Task requirements
Note each line of the listing that contains the string "chart", and copy it.

Extracted records
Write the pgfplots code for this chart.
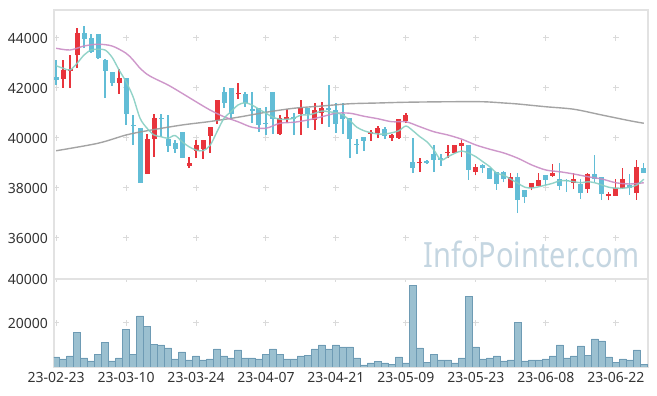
\documentclass[border=0pt]{standalone}
\usepackage{pgfplots}
\pgfplotsset{compat=1.18}
\usepackage{pgfplotstable}
\usepackage{graphicx}
\usepackage{fontspec}
\setmainfont{Noto Sans}
\definecolor{upc}{HTML}{E8343C}
\definecolor{dnc}{HTML}{62BDD6}
\definecolor{ma5}{HTML}{86CEC2}
\definecolor{ma20}{HTML}{C98CC4}
\definecolor{ma60}{HTML}{9A9A9A}
\definecolor{volf}{HTML}{9BC0D0}
\definecolor{vold}{HTML}{6E9BB4}
\definecolor{framec}{HTML}{E2E2E2}
\definecolor{gridc}{HTML}{DADADA}
\definecolor{txt}{HTML}{333333}
\definecolor{wm}{HTML}{C5D6E1}

\pgfplotstableread{
i o h l c
1 42360 43120 42010 42720
2 42680 43320 41990 42760
3 43300 44390 42790 44190
9 42190 42750 41760 42390
13 38550 40150 38550 39960
14 39950 40960 39250 40800
19 38890 39250 38790 38990
20 39490 39920 39190 39720
21 39570 39920 39170 39920
22 40080 40450 39390 40450
23 40720 41520 40560 41520
26 41740 42190 41550 41810
32 40160 40920 40120 40790
33 40760 41150 40590 40840
35 40970 41520 40120 41210
37 40710 41390 40320 41120
38 41010 41450 40550 41210
45 40170 40320 39890 40250
46 40190 40490 39990 40390
48 40010 40160 39890 40120
49 40010 40750 39950 40750
50 40690 41010 40590 40920
52 38990 39210 38630 39050
56 39390 39720 39190 39450
57 39410 39720 39410 39720
58 39680 39920 39230 39790
60 38650 38950 38500 38850
65 37990 38590 37990 38430
68 37990 38210 37900 38210
69 38090 38590 38090 38320
71 38490 38960 38450 38610
74 38190 38590 37950 38360
76 37950 38600 37800 38560
79 37690 37850 37500 37760
80 37690 38350 37690 37990
81 37990 38790 37950 38350
83 37790 39120 37520 38830
}\upt

\pgfplotstableread{
i o h l c
0 42430 43120 42120 42320
4 44190 44480 43590 43960
5 43990 44150 43410 43450
6 44150 44150 43150 43210
7 43120 43150 41590 42690
8 42630 42630 42090 42190
10 42390 42390 40520 40950
11 40530 40920 39720 40470
12 40390 40390 38210 38210
15 40800 40960 40050 40750
16 39970 40920 39450 39690
17 39790 39920 39400 39570
18 40230 40230 39210 39210
24 41830 42030 41190 41390
25 41990 41990 40720 40960
27 41760 41850 41250 41390
28 41160 41850 40590 41090
29 41210 41210 40250 40520
30 40610 41250 40120 40560
31 41840 41840 40150 40770
34 40840 40990 40120 40750
36 41210 41210 40390 40960
39 41190 42120 40450 41110
40 41120 41390 40190 40570
41 40950 41390 40150 40750
42 40810 40810 39190 39950
43 39770 39960 39360 39710
44 40030 40030 39490 39890
47 40350 40450 39950 40080
51 39050 40010 38590 38790
53 39060 39120 38950 39000
54 39360 39720 38630 39120
55 39180 39360 38890 39120
59 39720 39720 38320 38720
61 38920 38960 38600 38790
62 38810 38810 38360 38360
63 38630 38630 37920 38150
64 38630 38690 38220 38350
66 38430 38590 36990 37520
67 37920 37920 37390 37630
70 38520 38520 38120 38320
72 38360 38990 37920 38090
73 38330 38360 37850 38270
75 38160 38350 37550 37790
77 38560 39320 38250 38350
78 38430 38430 37520 37750
82 38120 38550 37720 37990
84 38810 38990 38590 38590
}\dnt

\pgfplotstableread{
i m
0 42890
1 42790
2 42720
3 42990
4 43320
5 43520
6 43550
7 43520
8 43230
9 42720
10 42250
11 41650
12 40790
13 40390
14 40120
15 40050
16 39990
17 40100
18 39850
19 39650
20 39520
21 39490
22 39700
23 40250
24 40790
25 41050
26 41320
27 41410
28 41320
29 41150
30 40990
31 40830
32 40750
33 40750
34 40790
35 40920
36 40920
37 40990
38 41080
39 41050
40 41010
41 40920
42 40690
43 40430
44 40290
45 40210
46 40160
47 40160
48 40210
49 40290
50 40480
51 40290
52 40050
53 39850
54 39520
55 39120
56 39250
57 39390
58 39480
59 39390
60 39250
61 39050
62 38850
63 38590
64 38510
65 38350
66 38190
67 38030
68 38000
69 38050
70 38120
71 38190
72 38290
73 38290
74 38250
75 38210
76 38250
77 38210
78 38120
79 38030
80 37990
81 37990
82 38030
83 38120
84 38350
}\mafive

\pgfplotstableread{
i m
0 43590
2 43520
4 43680
6 43750
8 43680
10 43390
11 43120
12 42790
13 42550
14 42390
16 42120
18 41790
20 41450
22 41120
24 40850
26 40650
28 40430
30 40390
32 40590
34 40630
36 40720
38 40850
40 40990
42 40990
44 40870
46 40770
48 40650
50 40650
52 40450
54 40250
56 40120
58 39950
60 39720
62 39550
64 39400
66 39190
68 38920
70 38720
72 38650
74 38560
76 38450
78 38360
80 38210
82 38160
84 38210
}\matwenty

\pgfplotstableread{
i m
0 39490
6 39790
10 40120
13 40290
18 40520
22 40660
26 40830
30 41030
34 41190
38 41280
42 41370
46 41400
50 41430
56 41450
61 41450
64 41400
66 41360
70 41250
74 41150
78 40920
82 40690
84 40590
}\masixty

\pgfplotstableread{
i v
0 4545
1 3640
2 5000
3 15900
4 4090
5 2730
6 5900
7 11360
8 2730
9 4090
10 17270
11 5900
12 23180
13 18630
14 10450
15 10000
16 8640
17 3640
18 6820
19 3180
20 5000
21 3180
22 3640
23 8180
24 5000
25 4090
26 7730
27 4090
28 4090
29 3640
30 5900
31 8180
32 5900
33 3640
34 3640
35 5000
36 5450
37 8180
38 10000
39 8180
40 10000
41 9090
42 9090
43 4090
44 910
45 1820
46 2420
47 1820
48 1360
49 4545
50 1820
51 36970
52 8640
53 2270
54 5900
55 3180
56 3180
57 1820
58 4090
59 32270
60 9090
61 3640
62 4090
63 5000
64 2730
65 3180
66 20450
67 2730
68 3180
69 3180
70 3640
71 5000
72 10000
73 4090
74 5000
75 9545
76 5450
77 12730
78 11820
79 4545
80 2270
81 3640
82 3180
83 7730
84 1360
}\vol

\pgfplotsset{
  common/.style={
    scale only axis, anchor=south west, width=594pt,
    xmin=-0.3, xmax=84.6,
    xtick={0,10,...,80},
    scaled ticks=false,
    major tick length=0pt,
    axis line style={draw=framec, line width=1.5pt},
    tick label style={font=\fontsize{14}{16}\selectfont, text=txt, inner sep=0pt},
    yticklabel style={xshift=-6pt},
    xticklabel style={yshift=-5pt},
    grid=major,
    y grid style={draw=gridc, line width=1pt, dash pattern=on 6pt off 64pt, dash phase=1pt},
  },
}

\begin{document}
\begin{tikzpicture}
\useasboundingbox (0,0) rectangle (657pt,396pt);
\begin{axis}[common,
  at={(54pt,117pt)}, height=269pt,
  ymin=34360, ymax=45120,
  xticklabels={},
  ytick={36000,38000,40000,42000,44000},
  yticklabels={36000,38000,40000,42000,44000},
  x grid style={draw=gridc, line width=1pt, dash pattern=on 6pt off 44pt, dash phase=12pt},
]
% wicks
\addplot[draw=none, mark=none, forget plot,
  error bars/.cd, y dir=plus, y explicit, error mark=none,
  error bar style={draw=upc, line width=1.2pt}]
  table[x=i, y=l, y error plus expr=\thisrow{h}-\thisrow{l}] {\upt};
\addplot[draw=none, mark=none, forget plot,
  error bars/.cd, y dir=plus, y explicit, error mark=none,
  error bar style={draw=dnc, line width=1.2pt}]
  table[x=i, y=l, y error plus expr=\thisrow{h}-\thisrow{l}] {\dnt};
% bodies
\addplot[draw=none, mark=none, forget plot,
  error bars/.cd, y dir=plus, y explicit, error mark=none,
  error bar style={draw=upc, line width=5pt}]
  table[x=i, y=o, y error plus expr=\thisrow{c}-\thisrow{o}] {\upt};
\addplot[draw=none, mark=none, forget plot,
  error bars/.cd, y dir=plus, y explicit, error mark=none,
  error bar style={draw=dnc, line width=5pt}]
  table[x=i, y=c, y error plus expr=\thisrow{o}-\thisrow{c}] {\dnt};
% moving averages
\addplot[ma60, line width=1.4pt, smooth, mark=none, opacity=0.9] table[x=i, y=m] {\masixty};
\addplot[ma20, line width=1.4pt, smooth, mark=none, opacity=0.9] table[x=i, y=m] {\matwenty};
\addplot[ma5, line width=1.4pt, smooth, mark=none, opacity=0.9] table[x=i, y=m] {\mafive};
\node[anchor=base east, inner sep=0pt, text=wm] at (rel axis cs:0.9865,0.041)
  {\scalebox{1}[1.2]{\fontsize{29}{30}\selectfont InfoPointer.com}};
\end{axis}

\begin{axis}[common,
  at={(54pt,29pt)}, height=88pt,
  ymin=0, ymax=40000,
  xticklabels={23-02-23,23-03-10,23-03-24,23-04-07,23-04-21,23-05-09,23-05-23,23-06-08,23-06-22},
  ytick={20000,40000},
  yticklabels={20000,40000},
  x grid style={draw=gridc, line width=1pt, dash pattern=on 6pt off 38pt, dash phase=3pt},
]
\addplot[ybar, bar width=1, bar shift=0pt, fill=volf, draw=vold, line width=0.6pt] table[x=i, y=v] {\vol};
\end{axis}
\end{tikzpicture}
\end{document}
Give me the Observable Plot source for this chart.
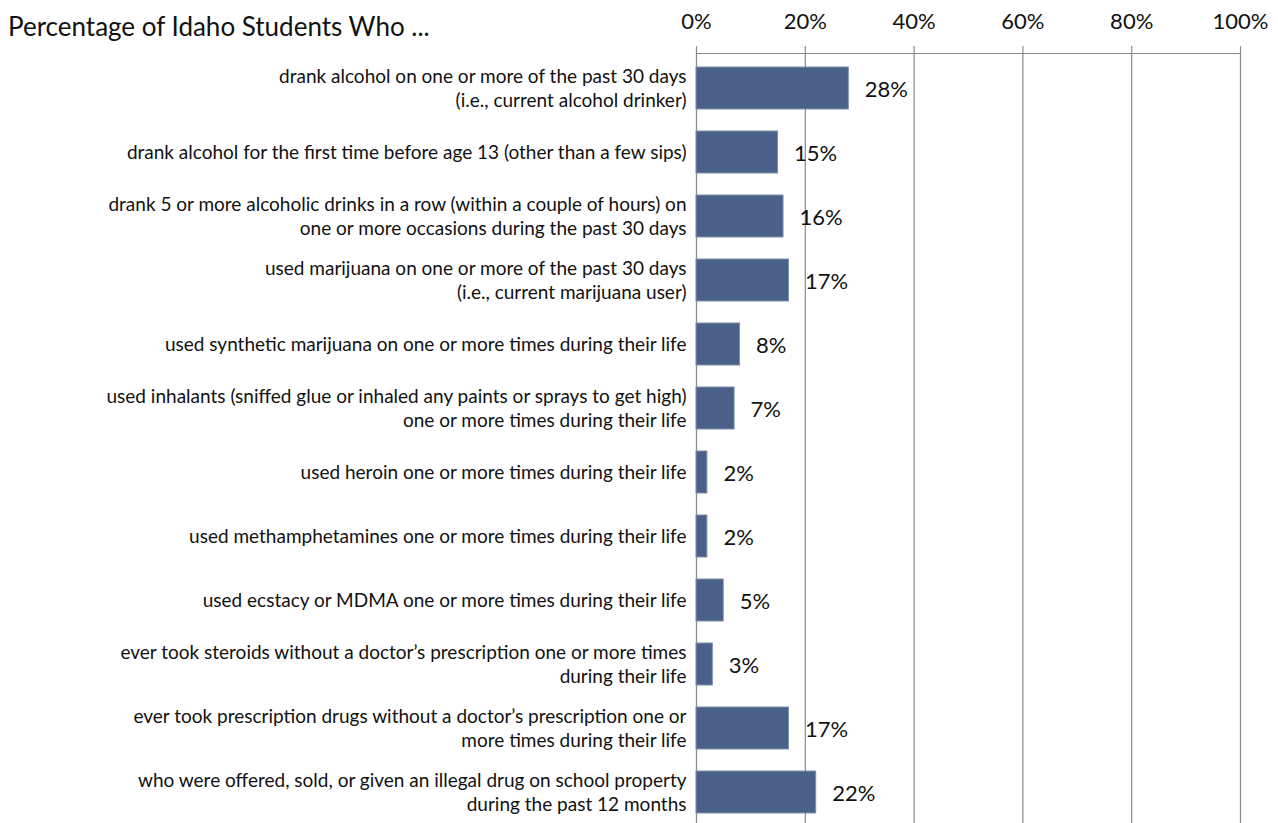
<!DOCTYPE html>
<html>
<head>
<meta charset="utf-8">
<script src="https://cdn.jsdelivr.net/npm/d3@7"></script>
<script src="https://cdn.jsdelivr.net/npm/@observablehq/plot@0.6"></script>
<style>
  html, body { margin: 0; padding: 0; background: #fff; overflow: hidden; }
  #wrap { position: relative; width: 1278px; height: 823px; font-family: Lato, "Open Sans", sans-serif; }
  #title { position: absolute; left: 8px; top: 10px; font-size: 26px; line-height: 32px; color: #111; font-family: Lato, "Open Sans", sans-serif; }
</style>
</head>
<body>
<div id="wrap">
  <div id="title">Percentage of Idaho Students Who ...</div>
  <div id="chart"></div>
</div>
<script>
const categories = [
  "drank alcohol on one or more of the past 30 days\n(i.e., current alcohol drinker)",
  "drank alcohol for the first time before age 13 (other than a few sips)",
  "drank 5 or more alcoholic drinks in a row (within a couple of hours) on\none or more occasions during the past 30 days",
  "used marijuana on one or more of the past 30 days\n(i.e., current marijuana user)",
  "used synthetic marijuana on one or more times during their life",
  "used inhalants (sniffed glue or inhaled any paints or sprays to get high)\none or more times during their life",
  "used heroin one or more times during their life",
  "used methamphetamines one or more times during their life",
  "used ecstacy or MDMA one or more times during their life",
  "ever took steroids without a doctor’s prescription one or more times\nduring their life",
  "ever took prescription drugs without a doctor’s prescription one or\nmore times during their life",
  "who were offered, sold, or given an illegal drug on school property\nduring the past 12 months"
];
const values = [28, 15, 16, 17, 8, 7, 2, 2, 5, 3, 17, 22];
const xTicks = [0, 20, 40, 60, 80, 100];

const data = categories.map((c, i) => ({category: c, value: values[i]}));

const chart = Plot.plot({
  width: 1278,
  height: 826,
  marginLeft: 696,
  marginRight: 38,
  marginTop: 53,
  marginBottom: 0,
  style: {fontFamily: "Lato, 'Open Sans', sans-serif", color: "#111", background: "#fff"},
  x: {domain: [0, 100]},
  y: {domain: categories, paddingInner: 0.35, paddingOuter: 0.175},
  marks: [
    Plot.gridX(xTicks, {stroke: "#8a8a8a", strokeOpacity: 1, strokeWidth: 1.2}),
    Plot.frame({anchor: "top", stroke: "#8a8a8a", strokeWidth: 1.2}),
    Plot.axisX(xTicks, {anchor: "top", tickSize: 8, tickPadding: 17, fontSize: 22, stroke: "#8a8a8a", strokeWidth: 1.2, tickFormat: d => d + "%", label: null}),
    Plot.axisY({anchor: "left", tickSize: 0, tickPadding: 10, fontSize: 19, lineHeight: 1.22, dy: -1, textOverflow: null, lineWidth: Infinity, label: null}),
    Plot.barX(data, {x: "value", y: "category", fill: "#4a6089", stroke: "#7d8fb0", strokeWidth: 1}),
    Plot.text(data, {x: "value", y: "category", text: d => d.value + "%", dx: 16, dy: 1, textAnchor: "start", fontSize: 22, fill: "#111"})
  ]
});
document.getElementById("chart").appendChild(chart);
</script>
</body>
</html>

Reply to the task
Write the pgfplots code for this chart.
Give me the Observable Plot source for this chart.
  <div id="chart"></div>
const chart = Plot.plot({
document.getElementById("chart").appendChild(chart);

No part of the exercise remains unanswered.